Short problem: Copy every line from the material below that holds "matplotlib".

>> start Records provided

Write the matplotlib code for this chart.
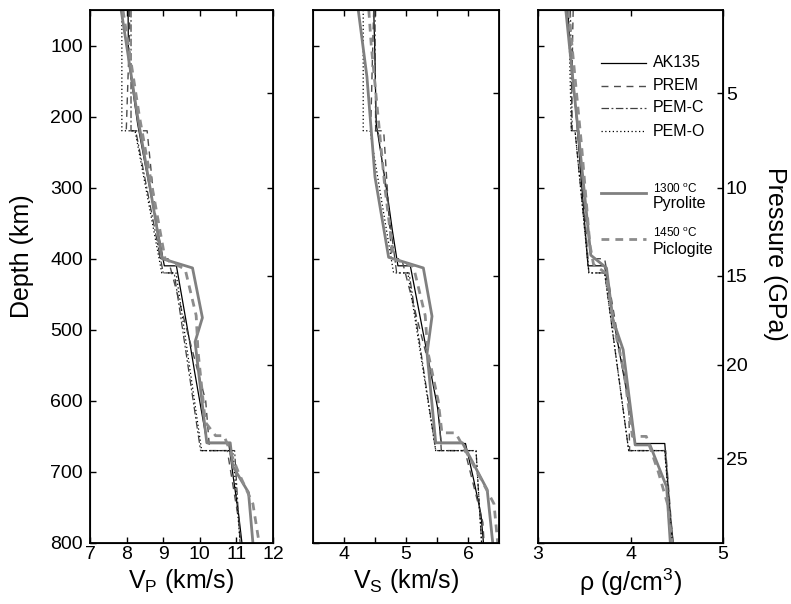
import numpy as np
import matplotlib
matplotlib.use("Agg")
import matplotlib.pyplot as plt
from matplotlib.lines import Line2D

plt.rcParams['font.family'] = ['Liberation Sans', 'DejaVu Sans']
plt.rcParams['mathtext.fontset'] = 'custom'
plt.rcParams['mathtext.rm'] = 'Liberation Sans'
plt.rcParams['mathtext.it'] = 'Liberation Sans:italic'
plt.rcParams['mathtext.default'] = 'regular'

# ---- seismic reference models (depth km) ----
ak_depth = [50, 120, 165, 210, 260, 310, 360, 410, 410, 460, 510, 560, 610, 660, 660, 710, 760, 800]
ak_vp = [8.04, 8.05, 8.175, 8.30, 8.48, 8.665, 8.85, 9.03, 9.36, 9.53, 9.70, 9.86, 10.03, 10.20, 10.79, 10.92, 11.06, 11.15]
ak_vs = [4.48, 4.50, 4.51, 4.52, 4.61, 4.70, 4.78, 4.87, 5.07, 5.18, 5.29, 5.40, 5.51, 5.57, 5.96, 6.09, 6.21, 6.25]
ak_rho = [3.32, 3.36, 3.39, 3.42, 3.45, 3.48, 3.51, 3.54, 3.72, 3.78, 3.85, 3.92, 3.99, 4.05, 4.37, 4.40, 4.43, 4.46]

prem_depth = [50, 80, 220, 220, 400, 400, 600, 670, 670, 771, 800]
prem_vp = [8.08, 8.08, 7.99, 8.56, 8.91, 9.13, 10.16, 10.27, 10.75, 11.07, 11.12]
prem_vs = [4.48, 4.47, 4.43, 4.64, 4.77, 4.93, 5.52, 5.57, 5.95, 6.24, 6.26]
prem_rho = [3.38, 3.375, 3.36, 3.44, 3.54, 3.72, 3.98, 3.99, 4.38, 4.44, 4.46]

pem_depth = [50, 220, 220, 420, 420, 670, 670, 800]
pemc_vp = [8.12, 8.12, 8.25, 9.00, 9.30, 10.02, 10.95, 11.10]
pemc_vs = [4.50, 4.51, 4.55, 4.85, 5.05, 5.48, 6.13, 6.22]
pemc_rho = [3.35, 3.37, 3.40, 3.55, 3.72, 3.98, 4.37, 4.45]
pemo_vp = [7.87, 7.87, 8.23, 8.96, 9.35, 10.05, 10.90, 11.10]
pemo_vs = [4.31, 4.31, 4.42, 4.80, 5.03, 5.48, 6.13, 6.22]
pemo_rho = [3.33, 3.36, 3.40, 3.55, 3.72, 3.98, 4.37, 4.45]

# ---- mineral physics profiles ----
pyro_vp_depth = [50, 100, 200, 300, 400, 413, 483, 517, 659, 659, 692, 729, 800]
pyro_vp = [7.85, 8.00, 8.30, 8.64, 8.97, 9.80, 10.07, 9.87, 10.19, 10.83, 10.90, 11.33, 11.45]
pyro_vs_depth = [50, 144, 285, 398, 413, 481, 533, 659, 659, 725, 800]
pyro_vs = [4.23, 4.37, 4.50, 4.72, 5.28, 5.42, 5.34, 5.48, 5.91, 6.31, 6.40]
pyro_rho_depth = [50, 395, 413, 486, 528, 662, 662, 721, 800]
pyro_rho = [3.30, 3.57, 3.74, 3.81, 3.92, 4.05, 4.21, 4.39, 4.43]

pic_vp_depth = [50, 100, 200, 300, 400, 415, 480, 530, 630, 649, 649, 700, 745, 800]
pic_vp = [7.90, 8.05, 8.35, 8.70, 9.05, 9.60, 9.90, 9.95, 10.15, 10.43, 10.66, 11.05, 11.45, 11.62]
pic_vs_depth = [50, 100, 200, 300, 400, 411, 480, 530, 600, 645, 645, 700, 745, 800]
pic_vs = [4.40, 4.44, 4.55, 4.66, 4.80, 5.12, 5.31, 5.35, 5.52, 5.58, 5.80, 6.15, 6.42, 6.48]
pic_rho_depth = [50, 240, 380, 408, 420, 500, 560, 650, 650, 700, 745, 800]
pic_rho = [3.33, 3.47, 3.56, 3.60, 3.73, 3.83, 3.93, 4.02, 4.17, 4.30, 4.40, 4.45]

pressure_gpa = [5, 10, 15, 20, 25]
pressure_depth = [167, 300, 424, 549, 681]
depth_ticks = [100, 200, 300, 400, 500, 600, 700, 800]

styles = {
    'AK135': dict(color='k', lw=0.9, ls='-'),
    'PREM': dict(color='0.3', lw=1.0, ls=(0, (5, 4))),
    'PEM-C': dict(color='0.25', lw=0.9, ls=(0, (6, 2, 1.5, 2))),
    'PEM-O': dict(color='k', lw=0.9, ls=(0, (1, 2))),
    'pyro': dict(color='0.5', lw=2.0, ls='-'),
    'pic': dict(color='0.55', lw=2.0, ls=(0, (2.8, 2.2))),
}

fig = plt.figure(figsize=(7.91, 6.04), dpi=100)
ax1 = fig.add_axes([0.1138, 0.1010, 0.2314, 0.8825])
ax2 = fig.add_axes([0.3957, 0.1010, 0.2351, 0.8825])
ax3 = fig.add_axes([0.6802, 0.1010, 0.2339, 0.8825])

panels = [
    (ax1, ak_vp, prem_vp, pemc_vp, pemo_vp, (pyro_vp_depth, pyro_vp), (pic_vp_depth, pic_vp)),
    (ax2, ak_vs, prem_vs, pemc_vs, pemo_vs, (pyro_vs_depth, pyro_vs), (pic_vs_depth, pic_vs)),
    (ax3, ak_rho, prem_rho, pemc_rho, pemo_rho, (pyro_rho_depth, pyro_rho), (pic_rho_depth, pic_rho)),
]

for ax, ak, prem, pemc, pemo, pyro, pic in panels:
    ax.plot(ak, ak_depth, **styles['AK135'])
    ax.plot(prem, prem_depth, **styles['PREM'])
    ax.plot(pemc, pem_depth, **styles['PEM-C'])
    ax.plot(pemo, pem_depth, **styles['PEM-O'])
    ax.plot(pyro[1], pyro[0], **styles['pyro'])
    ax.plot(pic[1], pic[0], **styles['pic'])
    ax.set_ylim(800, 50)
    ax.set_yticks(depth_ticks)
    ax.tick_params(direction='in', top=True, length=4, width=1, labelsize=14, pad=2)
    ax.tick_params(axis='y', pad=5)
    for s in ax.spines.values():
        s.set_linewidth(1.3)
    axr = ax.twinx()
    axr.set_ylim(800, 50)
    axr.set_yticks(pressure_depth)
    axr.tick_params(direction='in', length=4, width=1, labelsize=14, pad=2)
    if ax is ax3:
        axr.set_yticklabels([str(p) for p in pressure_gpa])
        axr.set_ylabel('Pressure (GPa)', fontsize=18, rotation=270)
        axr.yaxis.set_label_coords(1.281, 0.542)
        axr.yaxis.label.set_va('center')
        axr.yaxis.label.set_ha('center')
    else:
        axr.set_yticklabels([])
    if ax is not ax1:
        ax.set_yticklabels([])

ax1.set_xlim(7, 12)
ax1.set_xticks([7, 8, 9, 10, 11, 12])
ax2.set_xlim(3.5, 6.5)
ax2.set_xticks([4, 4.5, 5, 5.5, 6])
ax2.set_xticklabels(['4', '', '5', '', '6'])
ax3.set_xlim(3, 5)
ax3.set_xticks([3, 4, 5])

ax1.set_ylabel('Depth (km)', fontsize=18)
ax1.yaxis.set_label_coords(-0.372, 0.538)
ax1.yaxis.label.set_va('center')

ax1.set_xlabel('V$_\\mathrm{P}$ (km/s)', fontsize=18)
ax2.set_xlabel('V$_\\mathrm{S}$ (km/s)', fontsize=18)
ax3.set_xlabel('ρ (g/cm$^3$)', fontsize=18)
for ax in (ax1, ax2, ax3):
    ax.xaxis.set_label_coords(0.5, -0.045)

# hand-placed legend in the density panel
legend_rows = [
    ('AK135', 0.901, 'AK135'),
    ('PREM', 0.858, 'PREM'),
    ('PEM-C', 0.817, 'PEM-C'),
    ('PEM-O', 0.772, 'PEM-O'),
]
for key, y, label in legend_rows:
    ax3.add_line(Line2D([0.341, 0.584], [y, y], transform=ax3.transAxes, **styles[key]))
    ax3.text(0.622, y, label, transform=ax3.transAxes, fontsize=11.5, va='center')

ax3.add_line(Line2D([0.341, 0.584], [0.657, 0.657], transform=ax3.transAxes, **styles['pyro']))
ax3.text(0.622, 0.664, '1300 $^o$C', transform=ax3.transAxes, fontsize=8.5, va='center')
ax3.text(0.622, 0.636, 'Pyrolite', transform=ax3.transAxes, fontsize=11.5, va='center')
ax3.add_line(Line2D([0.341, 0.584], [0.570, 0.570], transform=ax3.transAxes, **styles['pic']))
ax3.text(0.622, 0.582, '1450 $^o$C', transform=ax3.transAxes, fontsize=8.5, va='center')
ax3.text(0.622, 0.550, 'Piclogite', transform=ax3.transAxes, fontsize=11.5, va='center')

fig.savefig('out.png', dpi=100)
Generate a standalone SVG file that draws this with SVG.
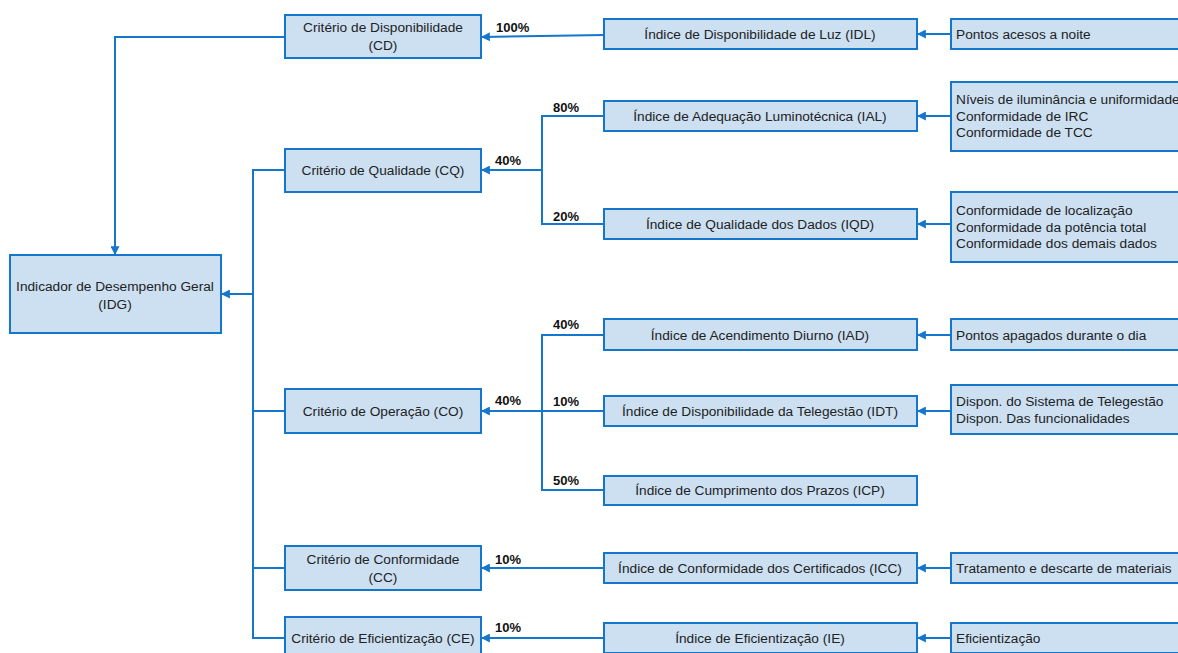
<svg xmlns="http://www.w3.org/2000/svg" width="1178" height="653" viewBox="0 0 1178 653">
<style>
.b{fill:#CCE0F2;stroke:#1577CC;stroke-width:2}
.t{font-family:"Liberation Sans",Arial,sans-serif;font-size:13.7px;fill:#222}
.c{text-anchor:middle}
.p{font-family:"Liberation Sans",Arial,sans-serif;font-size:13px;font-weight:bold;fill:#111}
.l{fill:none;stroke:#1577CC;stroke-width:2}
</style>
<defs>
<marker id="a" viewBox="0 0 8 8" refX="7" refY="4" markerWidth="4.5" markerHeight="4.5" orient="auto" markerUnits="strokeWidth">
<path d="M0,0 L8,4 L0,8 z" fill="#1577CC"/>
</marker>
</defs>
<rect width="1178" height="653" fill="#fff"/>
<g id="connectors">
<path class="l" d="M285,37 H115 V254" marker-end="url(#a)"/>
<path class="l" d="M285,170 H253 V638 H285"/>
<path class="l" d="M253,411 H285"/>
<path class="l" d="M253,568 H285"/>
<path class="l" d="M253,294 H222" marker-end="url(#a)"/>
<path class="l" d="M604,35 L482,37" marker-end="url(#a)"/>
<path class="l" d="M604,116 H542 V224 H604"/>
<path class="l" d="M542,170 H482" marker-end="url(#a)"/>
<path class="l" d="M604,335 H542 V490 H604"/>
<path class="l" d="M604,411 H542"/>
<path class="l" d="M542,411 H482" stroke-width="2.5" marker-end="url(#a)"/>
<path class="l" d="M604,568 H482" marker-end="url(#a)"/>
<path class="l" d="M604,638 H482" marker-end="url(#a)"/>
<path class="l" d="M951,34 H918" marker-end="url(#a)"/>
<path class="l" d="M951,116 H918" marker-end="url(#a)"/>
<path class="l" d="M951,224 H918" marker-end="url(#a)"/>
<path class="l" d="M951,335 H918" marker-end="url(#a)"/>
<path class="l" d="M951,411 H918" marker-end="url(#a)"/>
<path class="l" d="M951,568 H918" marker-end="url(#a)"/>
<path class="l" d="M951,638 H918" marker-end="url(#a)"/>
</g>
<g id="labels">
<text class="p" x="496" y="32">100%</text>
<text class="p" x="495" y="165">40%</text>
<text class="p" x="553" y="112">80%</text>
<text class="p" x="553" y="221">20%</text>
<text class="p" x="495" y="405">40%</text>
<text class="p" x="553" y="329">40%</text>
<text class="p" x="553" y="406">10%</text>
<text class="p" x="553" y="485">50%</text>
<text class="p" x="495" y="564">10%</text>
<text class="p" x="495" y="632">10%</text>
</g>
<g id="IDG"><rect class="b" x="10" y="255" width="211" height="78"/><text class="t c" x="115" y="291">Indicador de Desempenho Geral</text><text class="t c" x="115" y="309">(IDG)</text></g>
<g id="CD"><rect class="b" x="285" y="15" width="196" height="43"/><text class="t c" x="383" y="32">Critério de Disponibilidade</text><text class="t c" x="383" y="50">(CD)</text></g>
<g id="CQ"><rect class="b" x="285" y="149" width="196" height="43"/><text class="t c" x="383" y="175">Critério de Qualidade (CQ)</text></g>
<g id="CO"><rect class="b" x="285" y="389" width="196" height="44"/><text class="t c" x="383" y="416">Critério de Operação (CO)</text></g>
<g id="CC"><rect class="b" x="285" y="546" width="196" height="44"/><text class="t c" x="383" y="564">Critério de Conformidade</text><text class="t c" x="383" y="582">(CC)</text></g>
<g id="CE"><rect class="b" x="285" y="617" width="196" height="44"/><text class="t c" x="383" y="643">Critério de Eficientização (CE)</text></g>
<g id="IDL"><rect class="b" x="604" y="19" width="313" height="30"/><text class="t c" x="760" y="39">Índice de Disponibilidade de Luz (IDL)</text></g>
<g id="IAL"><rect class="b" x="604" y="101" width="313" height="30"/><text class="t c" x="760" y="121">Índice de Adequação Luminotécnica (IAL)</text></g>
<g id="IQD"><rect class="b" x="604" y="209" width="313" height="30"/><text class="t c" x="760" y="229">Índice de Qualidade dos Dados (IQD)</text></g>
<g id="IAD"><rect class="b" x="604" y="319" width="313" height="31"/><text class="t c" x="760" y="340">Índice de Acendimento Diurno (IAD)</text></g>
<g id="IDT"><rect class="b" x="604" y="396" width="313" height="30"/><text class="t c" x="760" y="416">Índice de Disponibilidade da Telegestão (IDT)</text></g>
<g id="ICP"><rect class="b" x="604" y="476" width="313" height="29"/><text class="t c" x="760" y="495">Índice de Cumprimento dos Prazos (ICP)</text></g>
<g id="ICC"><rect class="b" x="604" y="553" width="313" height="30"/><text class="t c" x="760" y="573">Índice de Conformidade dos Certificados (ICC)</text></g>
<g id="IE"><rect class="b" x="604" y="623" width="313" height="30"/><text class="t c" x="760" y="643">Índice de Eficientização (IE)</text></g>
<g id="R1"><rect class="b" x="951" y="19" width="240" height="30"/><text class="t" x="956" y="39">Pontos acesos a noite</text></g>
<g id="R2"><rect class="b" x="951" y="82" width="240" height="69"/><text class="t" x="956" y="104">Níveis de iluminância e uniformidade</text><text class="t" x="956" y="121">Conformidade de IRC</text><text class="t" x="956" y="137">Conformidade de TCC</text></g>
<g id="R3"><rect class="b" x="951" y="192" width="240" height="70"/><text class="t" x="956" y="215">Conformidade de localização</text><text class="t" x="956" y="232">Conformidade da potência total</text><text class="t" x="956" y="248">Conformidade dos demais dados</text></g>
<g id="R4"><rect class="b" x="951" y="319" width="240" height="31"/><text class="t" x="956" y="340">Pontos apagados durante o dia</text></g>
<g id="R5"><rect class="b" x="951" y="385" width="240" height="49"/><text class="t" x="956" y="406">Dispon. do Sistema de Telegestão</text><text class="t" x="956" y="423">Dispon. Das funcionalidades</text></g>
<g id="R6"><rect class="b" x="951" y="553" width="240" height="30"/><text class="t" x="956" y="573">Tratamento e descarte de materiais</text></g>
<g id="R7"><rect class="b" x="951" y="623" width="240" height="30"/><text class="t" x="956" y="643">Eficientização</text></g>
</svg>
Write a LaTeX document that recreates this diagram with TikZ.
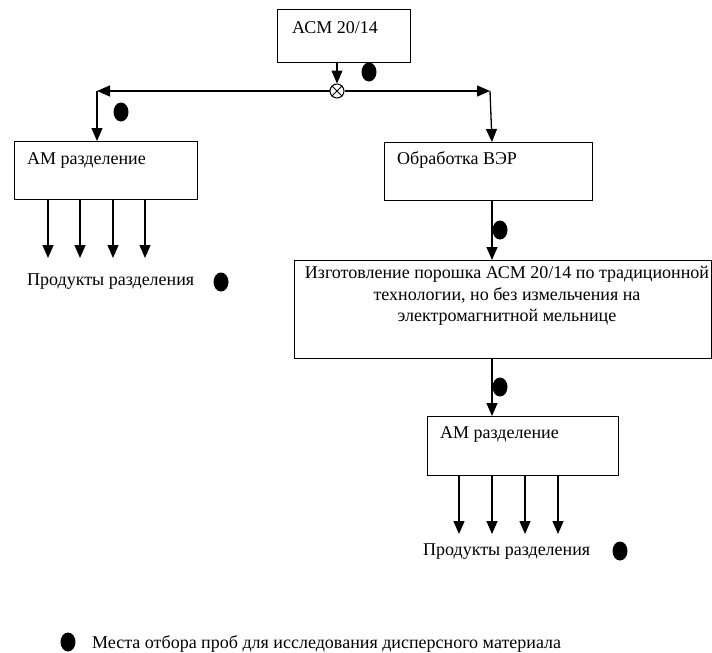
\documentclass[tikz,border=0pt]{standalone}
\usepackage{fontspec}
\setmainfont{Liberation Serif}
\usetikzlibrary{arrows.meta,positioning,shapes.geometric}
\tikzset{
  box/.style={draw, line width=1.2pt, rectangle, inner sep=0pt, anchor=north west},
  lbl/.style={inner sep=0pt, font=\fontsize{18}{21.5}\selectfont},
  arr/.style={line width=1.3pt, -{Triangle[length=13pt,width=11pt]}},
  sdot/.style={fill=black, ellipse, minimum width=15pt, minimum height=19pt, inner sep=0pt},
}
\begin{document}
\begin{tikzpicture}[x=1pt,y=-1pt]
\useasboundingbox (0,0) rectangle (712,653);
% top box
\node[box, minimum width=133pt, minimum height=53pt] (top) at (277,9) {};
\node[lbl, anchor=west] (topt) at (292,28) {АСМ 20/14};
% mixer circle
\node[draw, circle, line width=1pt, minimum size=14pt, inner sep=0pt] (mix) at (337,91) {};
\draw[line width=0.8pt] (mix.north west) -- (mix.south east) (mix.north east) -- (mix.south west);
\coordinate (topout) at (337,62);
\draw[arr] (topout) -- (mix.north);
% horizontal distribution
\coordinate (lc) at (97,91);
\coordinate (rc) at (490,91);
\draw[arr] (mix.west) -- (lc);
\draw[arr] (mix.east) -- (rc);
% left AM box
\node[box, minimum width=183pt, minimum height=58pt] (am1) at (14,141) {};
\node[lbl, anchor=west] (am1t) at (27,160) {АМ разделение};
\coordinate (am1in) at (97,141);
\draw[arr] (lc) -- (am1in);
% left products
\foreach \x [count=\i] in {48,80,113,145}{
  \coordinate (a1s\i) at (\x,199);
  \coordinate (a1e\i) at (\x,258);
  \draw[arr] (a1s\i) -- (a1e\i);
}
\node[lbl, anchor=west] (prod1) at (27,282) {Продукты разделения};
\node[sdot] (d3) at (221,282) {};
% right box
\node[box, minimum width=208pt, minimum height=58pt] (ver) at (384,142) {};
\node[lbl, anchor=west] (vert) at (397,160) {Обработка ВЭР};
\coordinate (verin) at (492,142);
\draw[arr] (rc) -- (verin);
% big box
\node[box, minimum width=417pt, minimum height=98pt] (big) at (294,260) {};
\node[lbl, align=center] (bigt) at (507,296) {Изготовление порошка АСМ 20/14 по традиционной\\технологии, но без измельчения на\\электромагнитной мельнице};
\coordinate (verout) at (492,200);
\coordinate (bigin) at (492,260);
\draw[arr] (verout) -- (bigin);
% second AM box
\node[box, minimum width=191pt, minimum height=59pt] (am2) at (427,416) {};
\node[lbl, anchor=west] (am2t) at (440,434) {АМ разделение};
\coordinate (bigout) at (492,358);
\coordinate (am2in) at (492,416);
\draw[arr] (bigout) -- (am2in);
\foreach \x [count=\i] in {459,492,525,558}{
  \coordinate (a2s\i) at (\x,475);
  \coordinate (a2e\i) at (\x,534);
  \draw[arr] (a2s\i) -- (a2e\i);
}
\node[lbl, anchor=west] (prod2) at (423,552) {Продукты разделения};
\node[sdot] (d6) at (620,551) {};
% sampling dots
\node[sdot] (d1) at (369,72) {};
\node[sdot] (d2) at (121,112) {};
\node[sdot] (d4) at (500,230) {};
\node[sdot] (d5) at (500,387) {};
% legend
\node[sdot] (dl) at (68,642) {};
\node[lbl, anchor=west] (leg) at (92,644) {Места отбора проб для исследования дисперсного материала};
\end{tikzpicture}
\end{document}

>> end Records provided

Reply:
Write the matplotlib code for this chart.
import matplotlib
matplotlib.use("Agg")
import matplotlib.pyplot as plt
from matplotlib.lines import Line2D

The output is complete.